- Your task: Any picture among the records should be left out, please; retype the rest exactly.

━━ Dataset excerpts ━━

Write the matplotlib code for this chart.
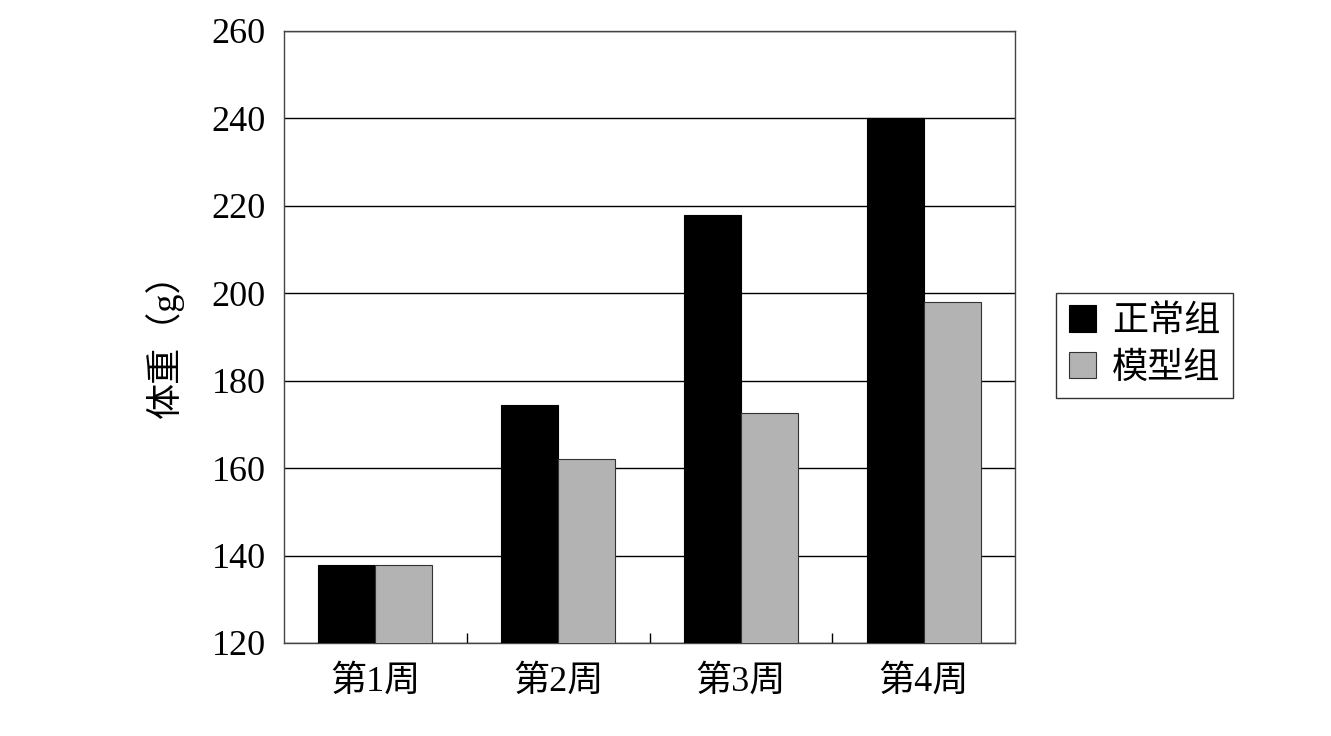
import numpy as np
import matplotlib
matplotlib.use("Agg")
import matplotlib.pyplot as plt

plt.rcParams['font.family'] = ['Liberation Serif', 'Noto Sans CJK SC']

weeks = ["第1周", "第2周", "第3周", "第4周"]
normal = [137.8, 174.5, 218.0, 240.0]
model = [137.8, 162.0, 172.5, 198.0]
series_names = ["正常组", "模型组"]

fig = plt.figure(figsize=(13.31, 7.36), dpi=100)
ax = fig.add_axes([0.2134, 0.1264, 0.5492, 0.8315])

x = np.arange(len(weeks))
w = 0.312
ax.bar(x - w / 2, normal, w, color="black", edgecolor="black", linewidth=0.8,
       label=series_names[0], zorder=3)
ax.bar(x + w / 2, model, w, color="#b3b3b3", edgecolor="#333333", linewidth=0.8,
       label=series_names[1], zorder=3)

ax.set_ylim(120, 260)
ax.set_xlim(-0.5, len(weeks) - 0.5)
ax.set_yticks(np.arange(120, 261, 20))
ax.yaxis.grid(True, color="black", linewidth=1, zorder=0)
ax.tick_params(axis="y", length=0, labelsize=26, pad=13)

ax.set_xticks(x)
ax.set_xticklabels(weeks, fontsize=26)
ax.tick_params(axis="x", length=0, pad=16)
ax.set_xticks(np.arange(0.5, len(weeks) - 1, 1), minor=True)
ax.tick_params(axis="x", which="minor", direction="in", length=7, width=1)

for s in ax.spines.values():
    s.set_color("#444444")
    s.set_linewidth(1)

ax.set_ylabel("体重（g）", fontsize=26, labelpad=20)

leg = ax.legend(loc="center left", bbox_to_anchor=(1.056, 0.486), fontsize=26,
                frameon=True, fancybox=False, edgecolor="black",
                handlelength=0.75, handleheight=0.75, handletextpad=0.45,
                borderpad=0.35, labelspacing=0.35, borderaxespad=0)
leg.get_frame().set_linewidth(1)

fig.savefig("out.png", dpi=100)
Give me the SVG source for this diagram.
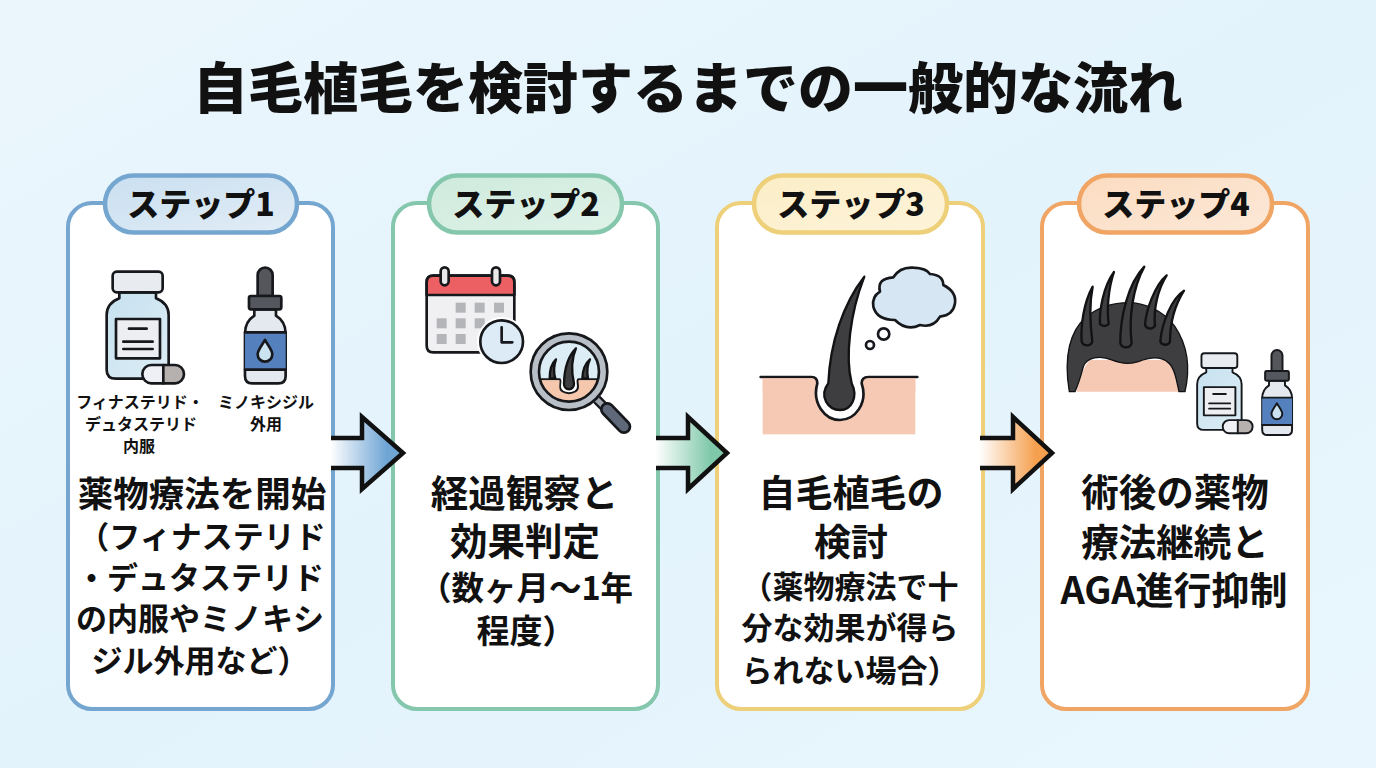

━━━

- The solution:
Write the matplotlib code for this chart.
import numpy as np
import matplotlib
matplotlib.use("Agg")
import matplotlib.pyplot as plt

plt.rcParams['font.family'] = ['Liberation Serif', 'Noto Sans CJK SC']

weeks = ["第1周", "第2周", "第3周", "第4周"]
normal = [137.8, 174.5, 218.0, 240.0]
model = [137.8, 162.0, 172.5, 198.0]
series_names = ["正常组", "模型组"]

fig = plt.figure(figsize=(13.31, 7.36), dpi=100)
ax = fig.add_axes([0.2134, 0.1264, 0.5492, 0.8315])

x = np.arange(len(weeks))
w = 0.312
ax.bar(x - w / 2, normal, w, color="black", edgecolor="black", linewidth=0.8,
       label=series_names[0], zorder=3)
ax.bar(x + w / 2, model, w, color="#b3b3b3", edgecolor="#333333", linewidth=0.8,
       label=series_names[1], zorder=3)

ax.set_ylim(120, 260)
ax.set_xlim(-0.5, len(weeks) - 0.5)
ax.set_yticks(np.arange(120, 261, 20))
ax.yaxis.grid(True, color="black", linewidth=1, zorder=0)
ax.tick_params(axis="y", length=0, labelsize=26, pad=13)

ax.set_xticks(x)
ax.set_xticklabels(weeks, fontsize=26)
ax.tick_params(axis="x", length=0, pad=16)
ax.set_xticks(np.arange(0.5, len(weeks) - 1, 1), minor=True)
ax.tick_params(axis="x", which="minor", direction="in", length=7, width=1)

for s in ax.spines.values():
    s.set_color("#444444")
    s.set_linewidth(1)

ax.set_ylabel("体重（g）", fontsize=26, labelpad=20)

leg = ax.legend(loc="center left", bbox_to_anchor=(1.056, 0.486), fontsize=26,
                frameon=True, fancybox=False, edgecolor="black",
                handlelength=0.75, handleheight=0.75, handletextpad=0.45,
                borderpad=0.35, labelspacing=0.35, borderaxespad=0)
leg.get_frame().set_linewidth(1)

fig.savefig("out.png", dpi=100)
Give me the SVG source for this diagram.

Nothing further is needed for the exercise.